▶ [Work to complete]:
Omit pictures and quote the listing below line by line, from its start through the line that holds "527, 588, 650]".

▶ [Given entries]:
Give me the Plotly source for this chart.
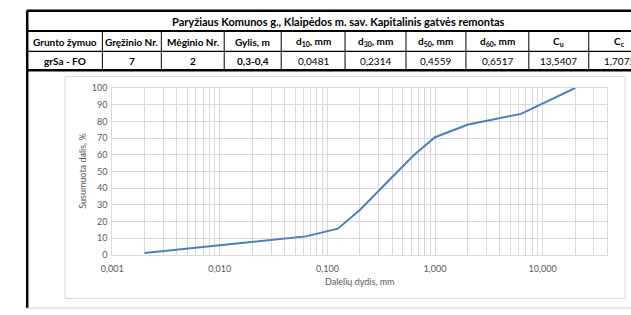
import plotly.graph_objects as go

W, H = 631, 315

# ---- data ----
particle_size_mm = [0.002, 0.063, 0.125, 0.2, 0.63, 1.0, 2.0, 6.3, 20.0]
passing_pct = [1.0, 11.0, 15.6, 26.8, 59.5, 70.5, 78.0, 84.5, 100.0]

x_tick_vals = [0.001, 0.01, 0.1, 1, 10]
x_tick_text = ["0,001", "0,010", "0,100", "1,000", "10,000"]

table_title = "Paryžiaus Komunos g., Klaipėdos m. sav. Kapitalinis gatvės remontas"
table_headers = ["Grunto žymuo", "Gręžinio Nr.", "Mėginio Nr.", "Gylis, m",
                 "d<sub>10</sub>, mm", "d<sub>30</sub>, mm", "d<sub>50</sub>, mm",
                 "d<sub>60</sub>, mm", "C<sub>u</sub>", "C<sub>c</sub>"]
table_values = ["grSa - FO", "7", "2", "0,3-0,4", "0,0481", "0,2314",
                "0,4559", "0,6517", "13,5407", "1,7075"]
bold_values = [True, True, True, True, False, False, False, False, False, False]

# ---- layout helpers (pixel -> paper) ----
def px(x):
    return x / W

def py(y):
    return 1 - y / H

col_edges = [16, 93, 153, 217, 275, 340, 402, 463, 527, 588, 650]

FONT = "Lato, Carlito, Calibri, sans-serif"
GRID = "#d9d9d9"
TXT = "#595959"

# minor gridline positions for log axis (2..9 in each decade)
minor_vals = []
for dec in [0.001, 0.01, 0.1, 1, 10]:
    for m in range(2, 10):
        v = dec * m
        if v <= 40:
            minor_vals.append(v)

fig = go.Figure()
fig.add_trace(go.Scatter(
    x=particle_size_mm, y=passing_pct, mode="lines",
    line=dict(color="#4a7fbf", width=2), hoverinfo="x+y", showlegend=False,
))

plot_l, plot_r, plot_t, plot_b = 103, 607, 85, 257.7

fig.update_layout(
    width=W, height=H, autosize=False,
    margin=dict(l=0, r=0, t=0, b=0),
    paper_bgcolor="white", plot_bgcolor="white",
    font=dict(family=FONT, size=9, color=TXT),
    xaxis=dict(
        type="log", domain=[px(plot_l), px(plot_r)],
        range=[-3, 1.60206],
        tickvals=x_tick_vals, ticktext=x_tick_text,
        showgrid=True, gridcolor=GRID, gridwidth=1,
        minor=dict(tickvals=minor_vals, showgrid=True, gridcolor=GRID, gridwidth=1, ticklen=0),
        showline=True, linecolor=GRID, linewidth=1, mirror=True,
        ticks="", ticklabelstandoff=5,
        tickfont=dict(size=9, color=TXT, family=FONT),
        zeroline=False,
    ),
    yaxis=dict(
        domain=[py(plot_b), py(plot_t)],
        range=[0, 100], dtick=10,
        showgrid=True, gridcolor=GRID, gridwidth=1,
        showline=True, linecolor=GRID, linewidth=1, mirror=True,
        ticks="", ticklabelstandoff=2,
        tickfont=dict(size=9, color=TXT, family=FONT),
        zeroline=False,
    ),
)

shapes = []
# chart frame
shapes.append(dict(type="rect", xref="paper", yref="paper",
                   x0=px(55), x1=px(625), y0=py(303), y1=py(73),
                   line=dict(color=GRID, width=1), layer="below"))
# table horizontal lines
for y, w in [(5, 2.5), (26, 2), (47, 1.2), (66.5, 2.5)]:
    shapes.append(dict(type="line", xref="paper", yref="paper",
                       x0=px(16), x1=px(660), y0=py(y), y1=py(y),
                       line=dict(color="black", width=w)))
# left outer border
shapes.append(dict(type="line", xref="paper", yref="paper",
                   x0=px(16.5), x1=px(16.5), y0=py(5), y1=py(313),
                   line=dict(color="black", width=2.5)))
# bottom light line
shapes.append(dict(type="line", xref="paper", yref="paper",
                   x0=px(16), x1=px(631), y0=py(313), y1=py(313),
                   line=dict(color="#cfcfcf", width=1)))
# column separators
for x in col_edges[1:-1]:
    shapes.append(dict(type="line", xref="paper", yref="paper",
                       x0=px(x), x1=px(x), y0=py(26), y1=py(66.5),
                       line=dict(color="black", width=1)))

annotations = []
annotations.append(dict(text="<b>" + table_title + "</b>", x=px(333), y=py(16.5),
                        xref="paper", yref="paper", showarrow=False,
                        xanchor="center", yanchor="middle",
                        font=dict(family=FONT, size=11, color="black")))
for i in range(len(table_headers)):
    cx = (col_edges[i] + col_edges[i + 1]) / 2
    annotations.append(dict(text="<b>" + table_headers[i] + "</b>", x=px(cx), y=py(37),
                            xref="paper", yref="paper", showarrow=False,
                            xanchor="center", yanchor="middle",
                            font=dict(family=FONT, size=10, color="black")))
    val = table_values[i]
    if bold_values[i]:
        val = "<b>" + val + "</b>"
    annotations.append(dict(text=val, x=px(cx), y=py(57),
                            xref="paper", yref="paper", showarrow=False,
                            xanchor="center", yanchor="middle",
                            font=dict(family=FONT, size=10, color="black")))

# axis titles
annotations.append(dict(text="Susumuota dalis, %", x=px(72), y=py(171),
                        xref="paper", yref="paper", showarrow=False, textangle=-90,
                        xanchor="center", yanchor="middle",
                        font=dict(family=FONT, size=9, color=TXT)))
annotations.append(dict(text="Dalelių dydis, mm", x=px(355), y=py(285),
                        xref="paper", yref="paper", showarrow=False,
                        xanchor="center", yanchor="middle",
                        font=dict(family=FONT, size=9, color=TXT)))

fig.update_layout(shapes=shapes, annotations=annotations)
fig.write_html("out.html", config={"displayModeBar": False},
               post_script="document.body.style.margin='0px';document.body.style.overflow='hidden';")
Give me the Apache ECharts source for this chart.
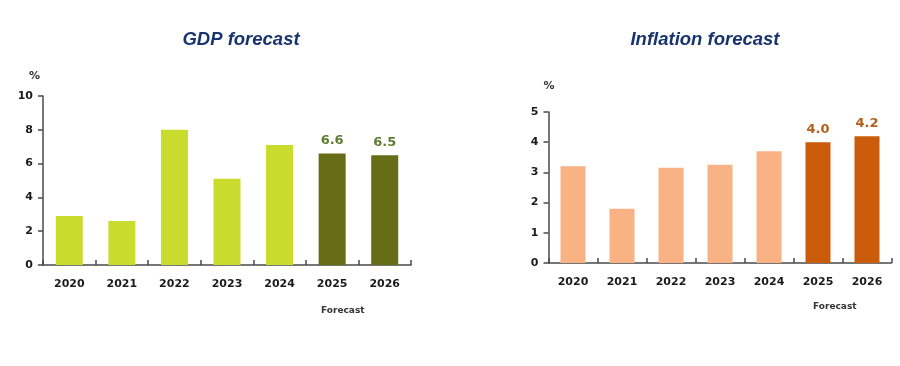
<!DOCTYPE html>
<html><head><meta charset="utf-8">
<script src="https://cdn.jsdelivr.net/npm/echarts@6/dist/echarts.min.js"></script>
<style>html,body{margin:0;padding:0;background:#fff}#c{width:900px;height:366px}</style>
</head><body><div id="c"></div>
<script>
var years = ['2020','2021','2022','2023','2024','2025','2026'];
var gdpValues = [2.9, 2.6, 8.0, 5.1, 7.1, 6.6, 6.5];
var inflationValues = [3.2, 1.8, 3.15, 3.25, 3.7, 4.0, 4.2];
var forecastFlags = [false, false, false, false, false, true, true];
var gdpTicks = [0, 2, 4, 6, 8, 10];
var inflationTicks = [0, 1, 2, 3, 4, 5];

var FONT = 'DejaVu Sans';
var axisColor = '#4a4a4a';
var tickText = '#1a1a1a';

function makeData(vals, light, dark, labelColor) {
  return vals.map(function (v, i) {
    var f = forecastFlags[i];
    return {
      value: v,
      itemStyle: { color: f ? dark : light },
      label: {
        show: f, position: 'top', distance: 6,
        color: labelColor, fontFamily: FONT, fontWeight: 'bold', fontSize: 13,
        formatter: function (p) { return p.value.toFixed(1); }
      }
    };
  });
}

function xAxisCfg(gi) {
  return {
    type: 'category', gridIndex: gi, data: years,
    axisLine: { lineStyle: { color: axisColor, width: 1.5 } },
    axisTick: { show: true, inside: true, length: 5, lineStyle: { color: axisColor, width: 1.5 } },
    axisLabel: { color: tickText, fontFamily: FONT, fontWeight: 'bold', fontSize: 11, margin: 14 }
  };
}
function yAxisCfg(gi, ticks, nameGap) {
  return {
    type: 'value', gridIndex: gi, min: ticks[0], max: ticks[ticks.length - 1],
    interval: ticks[1] - ticks[0],
    name: '%', nameLocation: 'end', nameGap: nameGap,
    nameTextStyle: { color: '#333', fontFamily: FONT, fontWeight: 'bold', fontSize: 11, align: 'right', padding: [0, gi === 0 ? 3 : -6, 0, 0] },
    axisLine: { show: true, lineStyle: { color: axisColor, width: 1.5 } },
    axisTick: { show: true, length: 5, lineStyle: { color: axisColor, width: 1.5 } },
    axisLabel: { color: tickText, fontFamily: FONT, fontWeight: 'bold', fontSize: 11, margin: 10 },
    splitLine: { show: false }
  };
}

var chart = echarts.init(document.getElementById('c'), null, { renderer: 'canvas' });
chart.setOption({
  animation: false,
  backgroundColor: '#fff',
  title: [
    { text: 'GDP forecast', left: 236, top: 25, textAlign: 'center',
      textStyle: { color: '#17346e', fontFamily: 'Liberation Sans', fontStyle: 'italic', fontWeight: 'bold', fontSize: 18.5 } },
    { text: 'Inflation forecast', left: 700, top: 25, textAlign: 'center',
      textStyle: { color: '#17346e', fontFamily: 'Liberation Sans', fontStyle: 'italic', fontWeight: 'bold', fontSize: 18.5 } }
  ],
  grid: [
    { left: 43, top: 96, width: 368, height: 169 },
    { left: 548.5, top: 112, width: 343, height: 151 }
  ],
  xAxis: [xAxisCfg(0), xAxisCfg(1)],
  yAxis: [yAxisCfg(0, gdpTicks, 14), yAxisCfg(1, inflationTicks, 20)],
  graphic: [
    { type: 'text', left: 343 - 22, top: 306, style: { text: 'Forecast', fill: '#333', font: 'bold 9px "DejaVu Sans"' } },
    { type: 'text', left: 835 - 22, top: 302, style: { text: 'Forecast', fill: '#333', font: 'bold 9px "DejaVu Sans"' } }
  ],
  series: [
    { type: 'bar', xAxisIndex: 0, yAxisIndex: 0, barWidth: 27,
      data: makeData(gdpValues, '#c9dc2d', '#666d16', '#5e7d33') },
    { type: 'bar', xAxisIndex: 1, yAxisIndex: 1, barWidth: 25,
      data: makeData(inflationValues, '#f9b283', '#cb5c0b', '#b5601c') }
  ]
});
</script></body></html>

▶ [Output of the task]:
Give me the Plotly source for this chart.
import plotly.graph_objects as go

W, H = 631, 315

# ---- data ----
particle_size_mm = [0.002, 0.063, 0.125, 0.2, 0.63, 1.0, 2.0, 6.3, 20.0]
passing_pct = [1.0, 11.0, 15.6, 26.8, 59.5, 70.5, 78.0, 84.5, 100.0]

x_tick_vals = [0.001, 0.01, 0.1, 1, 10]
x_tick_text = ["0,001", "0,010", "0,100", "1,000", "10,000"]

table_title = "Paryžiaus Komunos g., Klaipėdos m. sav. Kapitalinis gatvės remontas"
table_headers = ["Grunto žymuo", "Gręžinio Nr.", "Mėginio Nr.", "Gylis, m",
                 "d<sub>10</sub>, mm", "d<sub>30</sub>, mm", "d<sub>50</sub>, mm",
                 "d<sub>60</sub>, mm", "C<sub>u</sub>", "C<sub>c</sub>"]
table_values = ["grSa - FO", "7", "2", "0,3-0,4", "0,0481", "0,2314",
                "0,4559", "0,6517", "13,5407", "1,7075"]
bold_values = [True, True, True, True, False, False, False, False, False, False]

# ---- layout helpers (pixel -> paper) ----
def px(x):
    return x / W

def py(y):
    return 1 - y / H

col_edges = [16, 93, 153, 217, 275, 340, 402, 463, 527, 588, 650]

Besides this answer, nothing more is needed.